Terminology used to describe preinvasive breast cancer may affect patients' treatment preferences
When ductal carcinoma in situ (DCIS, a preinvasive malignancy of the breast) is described as a high-risk condition rather than cancer, more women report that they would opt for nonsurgical treatments, according to a research letter in JAMA Internal Medicine by Zehra B. Omer, B.A., of Massachusetts General Hospital—Institute for Technology Assessment, Boston, and colleagues.

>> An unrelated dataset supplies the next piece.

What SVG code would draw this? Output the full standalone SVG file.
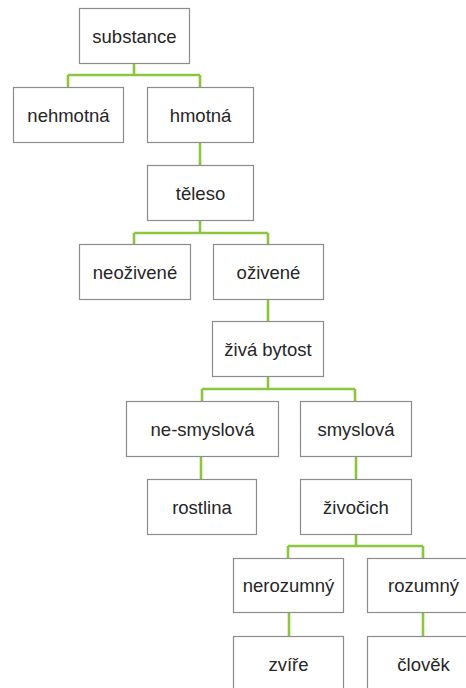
<svg xmlns="http://www.w3.org/2000/svg" width="466" height="688" viewBox="0 0 466 688">
  <style>
    .box { fill: #ffffff; stroke: #8c8c8c; stroke-width: 1.2; }
    .lbl { font-family: "Liberation Sans", Arial, sans-serif; font-size: 18.5px; fill: #262626; text-anchor: middle; }
    .link { fill: none; stroke: #8cc63f; stroke-width: 2.6; }
  </style>
  <rect width="466" height="688" fill="#ffffff"/>

  <!-- connectors -->
  <g id="connectors">
    <path class="link" d="M134 64 V75 M68 75 H200 M68 75 V87 M200 75 V87"/>
    <path class="link" d="M200 143 V165"/>
    <path class="link" d="M200 220 V233 M134 233 H268 M134 233 V244 M268 233 V244"/>
    <path class="link" d="M268 299 V321"/>
    <path class="link" d="M268 377 V389 M202 389 H355 M202 389 V401 M355 389 V401"/>
    <path class="link" d="M201 456 V479"/>
    <path class="link" d="M356 456 V479"/>
    <path class="link" d="M356 534 V546 M288 546 H423 M288 546 V558 M423 546 V558"/>
    <path class="link" d="M289 612 V636"/>
    <path class="link" d="M423 612 V636"/>
  </g>

  <!-- nodes -->
  <g id="substance"><rect class="box" x="79.5" y="8.5" width="110" height="55"/><text class="lbl" x="134.5" y="42.5">substance</text></g>
  <g id="nehmotna"><rect class="box" x="13.5" y="87.5" width="110" height="55"/><text class="lbl" x="68.5" y="121.5">nehmotná</text></g>
  <g id="hmotna"><rect class="box" x="147.5" y="87.5" width="106" height="55"/><text class="lbl" x="200.5" y="121.5">hmotná</text></g>
  <g id="teleso"><rect class="box" x="147.5" y="165.5" width="106" height="55"/><text class="lbl" x="200.5" y="199.5">těleso</text></g>
  <g id="neozivene"><rect class="box" x="79.5" y="244.5" width="111" height="55"/><text class="lbl" x="135" y="278.5">neoživené</text></g>
  <g id="ozivene"><rect class="box" x="213.5" y="244.5" width="110" height="55"/><text class="lbl" x="268.5" y="278.5">oživené</text></g>
  <g id="ziva-bytost"><rect class="box" x="212.5" y="321.5" width="111" height="55"/><text class="lbl" x="268" y="355.5">živá bytost</text></g>
  <g id="ne-smyslova"><rect class="box" x="126.5" y="401.5" width="152" height="55"/><text class="lbl" x="202.5" y="435.5">ne-smyslová</text></g>
  <g id="smyslova"><rect class="box" x="300.5" y="401.5" width="111" height="55"/><text class="lbl" x="356" y="435.5">smyslová</text></g>
  <g id="rostlina"><rect class="box" x="147.5" y="479.5" width="109" height="55"/><text class="lbl" x="202" y="513.5">rostlina</text></g>
  <g id="zivocich"><rect class="box" x="300.5" y="479.5" width="111" height="55"/><text class="lbl" x="356" y="513.5">živočich</text></g>
  <g id="nerozumny"><rect class="box" x="233.5" y="558.5" width="110" height="54"/><text class="lbl" x="288.5" y="591.5">nerozumný</text></g>
  <g id="rozumny"><rect class="box" x="367.5" y="558.5" width="112" height="54"/><text class="lbl" x="423.5" y="591.5">rozumný</text></g>
  <g id="zvire"><rect class="box" x="233.5" y="636.5" width="110" height="55"/><text class="lbl" x="288.5" y="670.5">zvíře</text></g>
  <g id="clovek"><rect class="box" x="367.5" y="636.5" width="112" height="55"/><text class="lbl" x="423.5" y="670.5">člověk</text></g>
</svg>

A total of 394 healthy women without a history of breast cancer participated in the study and were presented with three scenarios that described a diagnosis of DCIS as noninvasive breast cancer, breast lesion, or abnormal cells. After each scenario, the women chose among three treatment options (surgery, medication, or active surveillance).

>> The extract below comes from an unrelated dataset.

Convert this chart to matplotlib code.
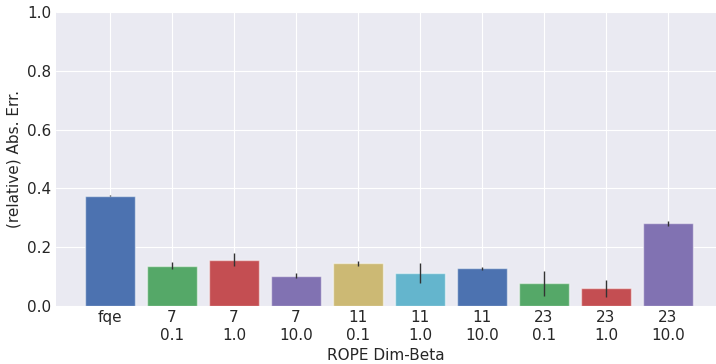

Overall, nonsurgical options (medication and active surveillance) were more frequently selected over surgery. When DCIS was described using the term noninvasive cancer, 53 percent (208 of 394) preferred nonsurgical options, whereas 66 percent (258 of 394) preferred nonsurgical options when the term was breast lesion and 69 percent (270 of 394) preferred nonsurgical options when the term was abnormal cells. Significantly more women changed their preference from a surgical to a nonsurgical option than from a nonsurgical to a surgical option depending on terminology, according to the study results.
"We conclude that the terminology used to describe DCIS has a significant and important impact on patients' perceptions of treatment alternatives. Health care providers who use 'cancer' to describe DCIS must be particularly assiduous in ensuring that patients understand the important distinctions between DCIS and invasive cancer," the study concludes.